** BEGIN SUPPLIED RECORDS **

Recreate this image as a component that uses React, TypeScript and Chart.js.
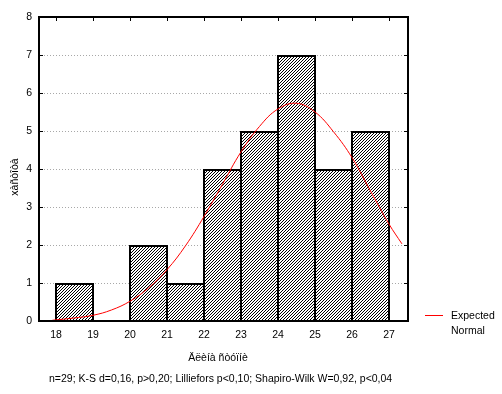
import React, { useEffect, useRef } from "react";
import { Chart, registerables } from "chart.js";

Chart.register(...registerables);

// ---- data ----
const binCenters = [18.5, 19.5, 20.5, 21.5, 22.5, 23.5, 24.5, 25.5, 26.5];
const frequencies: (number | null)[] = [1, null, 2, 1, 4, 5, 7, 4, 5];
const curveX = [17.9, 18.5, 19, 19.5, 20, 20.5, 21, 21.5, 22, 22.5, 23, 23.5, 24, 24.5, 25, 25.5, 26, 26.5, 27, 27.35];
const curveY = [0.02, 0.08, 0.15, 0.29, 0.52, 0.87, 1.35, 1.98, 2.75, 3.6, 4.45, 5.12, 5.58, 5.73, 5.5, 4.98, 4.3, 3.42, 2.55, 2.03];
const xTickValues = [18, 19, 20, 21, 22, 23, 24, 25, 26, 27];
const yTickValues = [0, 1, 2, 3, 4, 5, 6, 7, 8];
const gridValues = [1, 2, 3, 4, 5, 6, 7];
const xTitle = "Äëèíà ñòóïíè";
const yTitle = "xàñòîòà";
const legendLines = ["Expected", "Normal"];
const footnote = "n=29; K-S d=0,16, p>0,20; Lilliefors p<0,10; Shapiro-Wilk W=0,92, p<0,04";

const FONT = "'Liberation Sans', Arial, sans-serif";
const FS = 10.5;

function makeHatch(): CanvasPattern | string {
  const tile = document.createElement("canvas");
  tile.width = 3;
  tile.height = 3;
  const t = tile.getContext("2d");
  if (!t) return "#888";
  t.fillStyle = "#fff";
  t.fillRect(0, 0, 3, 3);
  t.fillStyle = "#000";
  t.fillRect(2, 0, 1, 1);
  t.fillRect(1, 1, 1, 1);
  t.fillRect(0, 2, 1, 1);
  const main = document.createElement("canvas").getContext("2d");
  const p = main ? main.createPattern(tile, "repeat") : null;
  return p || "#888";
}

const decorPlugin = {
  id: "decor",
  beforeDatasetsDraw(chart: any) {
    const ctx = chart.ctx as CanvasRenderingContext2D;
    const { left, right } = chart.chartArea;
    const ys = chart.scales.y;
    ctx.save();
    ctx.strokeStyle = "#a8a8a8";
    ctx.lineWidth = 1;
    ctx.setLineDash([1, 2]);
    ctx.beginPath();
    for (const v of gridValues) {
      const py = Math.round(ys.getPixelForValue(v)) + 0.5;
      ctx.moveTo(left + 5, py);
      ctx.lineTo(right - 5, py);
    }
    ctx.stroke();
    ctx.restore();
  },
  afterDraw(chart: any) {
    const ctx = chart.ctx as CanvasRenderingContext2D;
    const { left, right, top, bottom } = chart.chartArea;
    const xs = chart.scales.x;
    const ys = chart.scales.y;
    ctx.save();
    // frame
    ctx.strokeStyle = "#000";
    ctx.lineWidth = 2;
    ctx.strokeRect(left, top, right - left, bottom - top);
    // inward ticks
    ctx.lineWidth = 1;
    ctx.beginPath();
    for (const v of xTickValues) {
      const px = Math.round(xs.getPixelForValue(v)) + 0.5;
      ctx.moveTo(px, top);
      ctx.lineTo(px, top + 4);
    }
    for (const v of yTickValues) {
      const py = Math.round(ys.getPixelForValue(v)) + 0.5;
      ctx.moveTo(left, py);
      ctx.lineTo(left + 4, py);
      ctx.moveTo(right, py);
      ctx.lineTo(right - 4, py);
    }
    ctx.stroke();

    ctx.fillStyle = "#000";
    ctx.font = `${FS}px ${FONT}`;
    ctx.textBaseline = "middle";
    // y title
    ctx.save();
    ctx.translate(15, 177);
    ctx.rotate(-Math.PI / 2);
    ctx.textAlign = "center";
    ctx.fillText(yTitle, 0, 0);
    ctx.restore();
    // x title
    ctx.textAlign = "center";
    ctx.fillText(xTitle, 218, 358);
    // footnote
    ctx.textAlign = "left";
    ctx.fillText(footnote, 49, 379);
    // legend
    ctx.strokeStyle = "#ff0000";
    ctx.lineWidth = 1;
    ctx.beginPath();
    ctx.moveTo(425, 315.5);
    ctx.lineTo(443, 315.5);
    ctx.stroke();
    ctx.fillStyle = "#000";
    ctx.fillText(legendLines[0], 451, 316);
    ctx.fillText(legendLines[1], 451, 331);
    ctx.restore();
  },
};

export default function App() {
  const ref = useRef<HTMLCanvasElement | null>(null);

  useEffect(() => {
    if (!ref.current) return;
    const hatch = makeHatch();
    const chart = new Chart(ref.current, {
      type: "bar",
      data: {
        datasets: [
          {
            type: "line",
            label: "Expected Normal",
            data: curveX.map((x, i) => ({ x, y: curveY[i] })),
            borderColor: "#ff0000",
            borderWidth: 1,
            pointRadius: 0,
            tension: 0.4,
            fill: false,
            order: 0,
          } as any,
          {
            type: "bar",
            label: "freq",
            data: binCenters.map((x, i) => ({ x, y: frequencies[i] })),
            backgroundColor: hatch as any,
            borderColor: "#000",
            borderWidth: 2,
            borderSkipped: "start",
            barPercentage: 39 / 37,
            categoryPercentage: 1,
            order: 1,
          } as any,
        ],
      },
      options: {
        responsive: false,
        animation: false,
        layout: { padding: { left: 0, top: 17, right: 94, bottom: 0 } },
        plugins: {
          legend: { display: false },
          tooltip: { enabled: false },
          title: { display: false },
        },
        scales: {
          x: {
            type: "linear",
            offset: false,
            min: 18 - 17 / 37,
            max: 27 + 19 / 37,
            afterBuildTicks: (s: any) => {
              s.ticks = xTickValues.map((v) => ({ value: v }));
            },
            afterFit: (s: any) => {
              s.height = 73;
            },
            grid: { display: false, drawTicks: false, offset: false },
            border: { display: false },
            ticks: {
              color: "#000",
              font: { family: FONT, size: FS },
              padding: 8,
              maxRotation: 0,
              autoSkip: false,
              callback: (v: any) => String(v),
            },
          },
          y: {
            type: "linear",
            min: 0,
            max: 8,
            afterBuildTicks: (s: any) => {
              s.ticks = yTickValues.map((v) => ({ value: v }));
            },
            afterFit: (s: any) => {
              s.width = 39;
            },
            grid: { display: false, drawTicks: false },
            border: { display: false },
            ticks: {
              color: "#000",
              font: { family: FONT, size: FS },
              padding: 7,
              autoSkip: false,
              callback: (v: any) => String(v),
            },
          },
        },
      },
      plugins: [decorPlugin],
    });
    return () => chart.destroy();
  }, []);

  return (
    <div style={{ position: "fixed", left: 0, top: 0, width: 502, height: 394, background: "#fff" }}>
      <canvas ref={ref} width={502} height={394} style={{ display: "block" }} />
    </div>
  );
}
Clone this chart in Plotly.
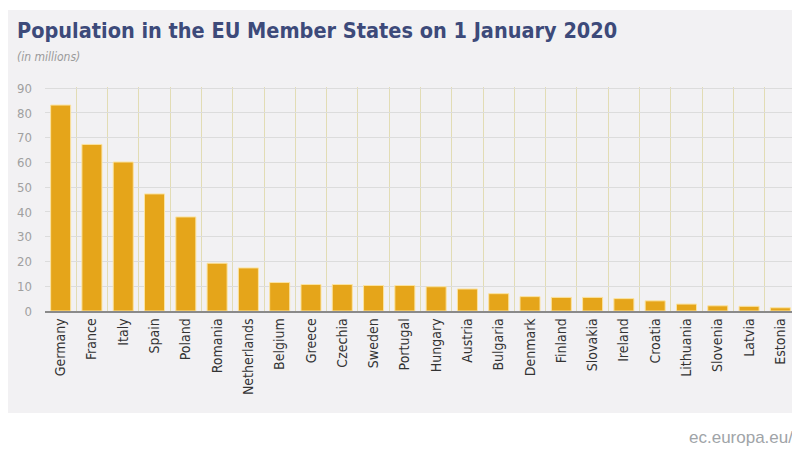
import plotly.graph_objects as go

countries = ["Germany", "France", "Italy", "Spain", "Poland", "Romania", "Netherlands",
             "Belgium", "Greece", "Czechia", "Sweden", "Portugal", "Hungary", "Austria",
             "Bulgaria", "Denmark", "Finland", "Slovakia", "Ireland", "Croatia",
             "Lithuania", "Slovenia", "Latvia", "Estonia"]
population = [83.2, 67.3, 60.2, 47.3, 38.0, 19.3, 17.4, 11.5, 10.7, 10.7, 10.3, 10.3,
              9.8, 8.9, 7.0, 5.8, 5.5, 5.5, 5.0, 4.1, 2.8, 2.1, 1.9, 1.3]
y_ticks = [0, 10, 20, 30, 40, 50, 60, 70, 80, 90]

cond = "DejaVu Sans Condensed"
bg = "#f2f1f3"

fig = go.Figure(go.Bar(
    x=countries, y=population,
    marker=dict(color="#e5a51a", line=dict(color="#fbe3a0", width=1)),
))

# page has an 8px body margin, so the figure is a bit smaller than the window
fig.update_layout(
    width=792, height=442,
    margin=dict(l=37, r=4, t=79, b=139),
    paper_bgcolor="white",
    plot_bgcolor=bg,
    bargap=0.36,
    showlegend=False,
    font=dict(family=cond),
    shapes=[dict(type="rect", xref="paper", yref="paper", layer="below",
                 x0=-0.06, x1=1.01, y0=-0.455, y1=1.344,
                 fillcolor=bg, line=dict(width=0))],
    annotations=[
        dict(text="<b>Population in the EU Member States on 1 January 2020</b>",
             xref="paper", yref="paper", x=-0.04, y=1.254, xanchor="left", yanchor="middle",
             showarrow=False, font=dict(size=21.5, color="#3d4a7a", family=cond)),
        dict(text="<i>(in millions)</i>",
             xref="paper", yref="paper", x=-0.04, y=1.134, xanchor="left", yanchor="middle",
             showarrow=False, font=dict(size=12, color="#9a9a9a", family=cond)),
        dict(text="ec.europa.eu/",
             xref="paper", yref="paper", x=0.999, y=-0.5625, xanchor="right", yanchor="middle",
             showarrow=False, font=dict(size=17, color="#a0a4a8", family="Liberation Sans, Arial, sans-serif")),
    ],
)

fig.update_xaxes(
    type="category", tickson="boundaries", tickangle=-90,
    showgrid=True, gridcolor="#e2dcb4", gridwidth=1,
    ticks="", tickfont=dict(size=14, color="#333333", family=cond),
    range=[-0.5, len(countries) - 0.5],
    showline=True, linecolor="#8a8a8a", linewidth=1.5,
)
fig.update_yaxes(
    range=[0, 90.5], tickvals=y_ticks,
    showgrid=True, gridcolor="#dcdcdc", gridwidth=1,
    tickfont=dict(size=13, color="#a0a0a0", family=cond), ticklabelstandoff=12,
    zeroline=False, showline=False,
)

fig.write_html("out.html")
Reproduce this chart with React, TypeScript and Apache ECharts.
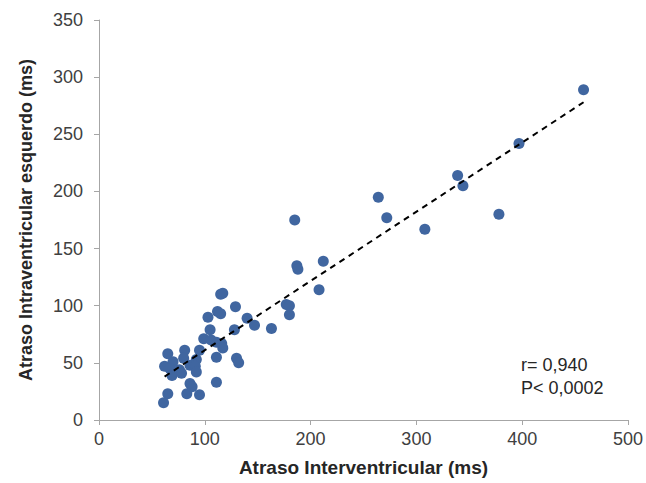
import React, { useEffect, useRef } from "react";
import * as echarts from "echarts";

const xValues = [458, 397, 339, 344, 378, 308, 272, 264, 185, 187, 188, 212, 208, 177, 180, 180, 115, 117, 129, 103, 112, 115, 140, 147, 163, 128, 105, 99, 106, 111, 116, 117, 95, 111, 81, 65, 130, 132, 92, 80, 70, 62, 67, 76, 86, 91, 92, 69, 78, 111, 86, 88, 83, 95, 65, 61];
const yValues = [289, 242, 214, 205, 180, 167, 177, 195, 175, 135, 132, 139, 114, 101, 100, 92, 110, 111, 99, 90, 95, 93, 89, 83, 80, 79, 79, 71, 70, 68, 67, 63, 61, 55, 61, 58, 54, 50, 53, 54, 51, 47, 45, 44, 48, 47, 42, 39, 41, 33, 32, 29, 23, 22, 23, 15];
const trendX = [62, 458];
const trendY = [38, 278];
const statsText = ["r= 0,940", "P< 0,0002"];
const xTitle = "Atraso Interventricular (ms)";
const yTitle = "Atraso Intraventricular esquerdo (ms)";

export default function App() {
  const ref = useRef<HTMLDivElement>(null);
  useEffect(() => {
    if (!ref.current) return;
    const chart = echarts.init(ref.current, null, { renderer: "svg" });
    const font = "Liberation Sans, Arial, sans-serif";
    const axisCommon = {
      axisLine: { show: true, lineStyle: { color: "#a6a6a6", width: 1 } },
      axisTick: { show: true, length: 5, lineStyle: { color: "#a6a6a6" } },
      splitLine: { show: false },
      nameLocation: "middle" as const,
    };
    chart.setOption({
      animation: false,
      grid: { left: 99, right: 18, top: 20, bottom: 63, containLabel: false },
      xAxis: {
        ...axisCommon,
        type: "value",
        min: 0,
        max: 500,
        interval: 100,
        name: xTitle,
        nameGap: 38,
        nameTextStyle: { color: "#262626", fontSize: 19, fontWeight: "bold", fontFamily: font },
        axisLabel: { color: "#404040", fontSize: 18, fontFamily: font, margin: 10 },
      },
      yAxis: {
        ...axisCommon,
        type: "value",
        min: 0,
        max: 350,
        interval: 50,
        name: yTitle,
        nameGap: 64,
        nameTextStyle: { color: "#262626", fontSize: 18, fontWeight: "bold", fontFamily: font },
        axisLabel: { color: "#404040", fontSize: 18, fontFamily: font, margin: 16 },
      },
      series: [
        {
          type: "scatter",
          data: xValues.map((x, i) => [x, yValues[i]]),
          symbolSize: 11,
          itemStyle: { color: "#4066a0", opacity: 1 },
          z: 3,
        },
        {
          type: "line",
          data: trendX.map((x, i) => [x, trendY[i]]),
          symbol: "none",
          lineStyle: { color: "#000", width: 2, type: [6, 5] },
          z: 4,
        },
      ],
      graphic: [
        {
          type: "text",
          left: 521,
          top: 353,
          style: { text: statsText.join("\n"), fontSize: 18, lineHeight: 23, fill: "#262626", fontFamily: font },
        },
      ],
    });
    return () => chart.dispose();
  }, []);
  return <div ref={ref} style={{ position: "absolute", left: 0, top: 0, width: 646, height: 483 }} />;
}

** END SUPPLIED RECORDS **

* _OBJECTIVE_: Starting with the first line of the data above and ending with the line containing "Chart.register(...registerables);", please restate every line exactly, leaving images out.

* _OUTPUT_:
Recreate this image as a component that uses React, TypeScript and Chart.js.
import React, { useEffect, useRef } from "react";
import { Chart, registerables } from "chart.js";

Chart.register(...registerables);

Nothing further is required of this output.